Teachers in each tradition may not provide the same instructions in Trikonasana, but all use the pose as a tool for discovering a sense of grounding, for exploring the connection between the work of the legs and the extension of the spine, and for twisting and stretching the trunk to flush and nourish the internal organs. And all these approaches also stress the reciprocity of breath and movement—though, in a way, Iyengar Yoga is the exception that proves this rule. (The breath is a subtle and difficult subject, Iyengar insists. For example, says Peters, he thinks that for beginners, trying to deepen and extend the breath in Trikonasana doesn’t enhance the pose, but instead throws first the back ribs and then the whole torso out of alignment. Rather than addressing pranayama in asana, Iyengar Yoga prefers to teach it as a separate practice.)
These days, some of the similarities you note between an Iyengar teacher’s Trikonasana instruction and that of an Ashtanga or Bikram teacher may not stem just from their similar experiences of the body’s innate wisdom. In the melting pot of American yoga, it’s almost impossible to find an experienced teacher of any hatha yoga style who hasn’t been touched by the best insights developed within other schools. You’ll hear Iyengar-style precision in some Kripalu and Sivananda classes; Ashtanga’s emphasis on the bandhas and ujjayi breath shows up in the classes of longtime Iyengarites; and the softer, more internal approach often taken by Kripalu and Sivananda teachers is echoed by even the fieriest Ashtanga, Bikram, and Iyengar instructors.
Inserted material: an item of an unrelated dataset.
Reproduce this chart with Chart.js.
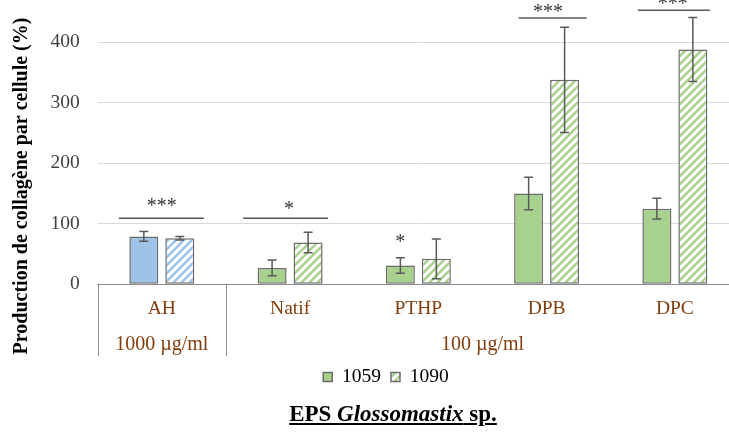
<!DOCTYPE html>
<html>
<head>
<meta charset="utf-8">
<script src="https://cdn.jsdelivr.net/npm/chart.js@4.4.1/dist/chart.umd.min.js"></script>
<style>
  html, body { margin: 0; padding: 0; overflow: hidden; background: #fff; }
  #wrap { position: relative; width: 745px; height: 432px; }
  #title {
    position: absolute; left: 0; top: 401px; width: 786px;
    text-align: center; font: bold 23px "Liberation Serif", "Times New Roman", serif;
    text-decoration: underline; color: #000;
  }
</style>
</head>
<body>
<div id="wrap">
  <canvas id="chart" width="745" height="432"></canvas>
  <div id="title">EPS <i>Glossomastix</i> sp.</div>
</div>
<script>
const categories = ['AH', 'Natif', 'PTHP', 'DPB', 'DPC'];
const groupLabels = ['1000 µg/ml', '100 µg/ml'];
const groupSizes = [1, 4];
const seriesNames = ['1059', '1090'];
const values1059 = [79, 27, 31, 150, 125];
const values1090 = [76, 69, 42, 338, 388];
const errors1059 = [8, 13, 13, 27, 17];
const errors1090 = [3, 17, 33, 87, 53];
const yTicks = [0, 100, 200, 300, 400];
// significance: category index, marks, bracket level (%)
const sigIndex = [0, 1, 3, 4];
const sigMarks = ['***', '*', '***', '***'];
const sigLevels = [109, 109, 440, 453];
// single star over the 1059 bar of PTHP
const barStarIndex = [2];
const barStarLevels = [73];

const FONT = '"Liberation Serif", "Times New Roman", serif';
const blue = '#9dc3e6';
const green = '#a9d18e';
const edge = '#6b6b6b';

function hatch(color) {
  const c = document.createElement('canvas');
  c.width = 8; c.height = 8;
  const g = c.getContext('2d');
  g.fillStyle = '#fff';
  g.fillRect(0, 0, 8, 8);
  g.strokeStyle = color;
  g.lineWidth = 2.6;
  g.beginPath();
  g.moveTo(-4, 4); g.lineTo(4, -4);
  g.moveTo(0, 8); g.lineTo(8, 0);
  g.moveTo(4, 12); g.lineTo(12, 4);
  g.stroke();
  return g.createPattern(c, 'repeat');
}
const blueHatch = hatch(blue);
const greenHatch = hatch(green);

// span of the brackets around the category centre (px)
const sigSpan = [[-43, 42], [-47, 38], [-28, 40], [-37, 35]];
const starShift = [0, -1, 1.5, -2];
const starLift = [15, 12, 8, 8];

const annotate = {
  id: 'annotate',
  afterDatasetsDraw(chart) {
    const ctx = chart.ctx, xs = chart.scales.x, ys = chart.scales.y;
    ctx.save();
    // error bars
    ctx.strokeStyle = '#595959';
    ctx.lineWidth = 1.5;
    [errors1059, errors1090].forEach((errs, d) => {
      const vals = chart.data.datasets[d].data;
      chart.getDatasetMeta(d).data.forEach((bar, i) => {
        const top = ys.getPixelForValue(vals[i] + errs[i]);
        const bot = ys.getPixelForValue(vals[i] - errs[i]);
        ctx.beginPath();
        ctx.moveTo(bar.x, top); ctx.lineTo(bar.x, bot);
        ctx.moveTo(bar.x - 4.5, top); ctx.lineTo(bar.x + 4.5, top);
        ctx.moveTo(bar.x - 4.5, bot); ctx.lineTo(bar.x + 4.5, bot);
        ctx.stroke();
      });
    });
    // significance brackets
    ctx.font = '20px ' + FONT;
    ctx.fillStyle = '#333';
    ctx.textAlign = 'center';
    ctx.textBaseline = 'middle';
    sigIndex.forEach((ci, k) => {
      const cx = xs.getPixelForValue(ci);
      const ly = ys.getPixelForValue(sigLevels[k]);
      ctx.beginPath();
      ctx.moveTo(cx + sigSpan[k][0], ly);
      ctx.lineTo(cx + sigSpan[k][1], ly);
      ctx.stroke();
      ctx.fillText(sigMarks[k], cx + starShift[k], ly - starLift[k] + 3);
    });
    barStarIndex.forEach((ci, k) => {
      const bar = chart.getDatasetMeta(0).data[ci];
      ctx.fillText('*', bar.x, ys.getPixelForValue(barStarLevels[k]) + 3);
    });
    // group separators and group labels
    const axisY = chart.chartArea.bottom;
    ctx.strokeStyle = '#8c8c8c';
    ctx.lineWidth = 1;
    let start = 0;
    const edges = [xs.getPixelForValue(-0.5)];
    groupSizes.forEach(n => { start += n; edges.push(xs.getPixelForValue(start - 0.5)); });
    edges.forEach(px => {
      ctx.beginPath();
      ctx.moveTo(Math.round(px) + 0.5, axisY);
      ctx.lineTo(Math.round(px) + 0.5, axisY + 72);
      ctx.stroke();
    });
    ctx.font = '20px ' + FONT;
    ctx.fillStyle = '#843C0C';
    groupLabels.forEach((g, k) => {
      ctx.fillText(g, (edges[k] + edges[k + 1]) / 2, axisY + 60);
    });
    // y axis title
    ctx.translate(22, 186);
    ctx.rotate(-Math.PI / 2);
    ctx.font = 'bold 20px ' + FONT;
    ctx.fillStyle = '#000';
    ctx.fillText('Production de collagène par cellule (%)', 0, 0);
    ctx.restore();
  }
};

new Chart(document.getElementById('chart'), {
  type: 'bar',
  data: {
    labels: categories,
    datasets: [
      {
        label: seriesNames[0],
        data: values1059,
        backgroundColor: categories.map((c, i) => i === 0 ? blue : green),
        borderColor: edge,
        borderWidth: 1.5,
        borderSkipped: false
      },
      {
        label: seriesNames[1],
        data: values1090,
        backgroundColor: categories.map((c, i) => i === 0 ? blueHatch : greenHatch),
        borderColor: edge,
        borderWidth: 1.5,
        borderSkipped: false
      }
    ]
  },
  options: {
    responsive: false,
    animation: false,
    devicePixelRatio: 1,
    layout: { padding: { left: 33, right: 6, top: 12, bottom: 35.25 } },
    datasets: { bar: { categoryPercentage: 0.561, barPercentage: 0.806 } },
    scales: {
      x: {
        offset: true,
        grid: { display: true, drawOnChartArea: false, drawTicks: false },
        border: { display: true, color: '#8c8c8c', width: 1 },
        ticks: { color: '#843C0C', font: { family: FONT, size: 19.5 }, padding: 13 },
        afterFit: s => { s.height = 73; s.paddingLeft = 0; s.paddingRight = 0; }
      },
      y: {
        min: 0,
        max: 450,
        grid: { color: '#d9d9d9', lineWidth: 1, drawTicks: false },
        border: { display: false },
        ticks: { color: '#404040', font: { family: FONT, size: 19.5 }, padding: 18 },
        afterBuildTicks: s => { s.ticks = yTicks.map(v => ({ value: v })); },
        afterFit: s => { s.width = 64.7; s.paddingTop = 0; s.paddingBottom = 0; }
      }
    },
    plugins: {
      legend: {
        position: 'bottom',
        labels: {
          font: { family: FONT, size: 19.5 },
          color: '#000',
          boxWidth: 9,
          boxHeight: 9,
          padding: 10,
          generateLabels: () => seriesNames.map((n, i) => ({
            text: n,
            fillStyle: i ? greenHatch : green,
            strokeStyle: edge,
            lineWidth: 1.5,
            hidden: false,
            datasetIndex: i
          }))
        }
      },
      tooltip: { enabled: false }
    }
  },
  plugins: [annotate]
});
</script>
</body>
</html>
Hatha yogis, after all, are an experimental lot, committed not to dogma but to the experiential wisdom that arises from deep observation of the body as we stretch and test and probe ourselves with asana and pranayama. As Richard Freeman puts it, “In teaching Trikonasana, I try to show students all the different ways they can adjust the pose, so they don’t have a static model. I give them a variety of tools so they can tease out what works for them.” And what’s true for teachers is true for every yoga practitioner: In the end, no matter how much you’ve learned, you have to find Trikonasana anew—in this particular body, on this particular day—every time you step on the mat.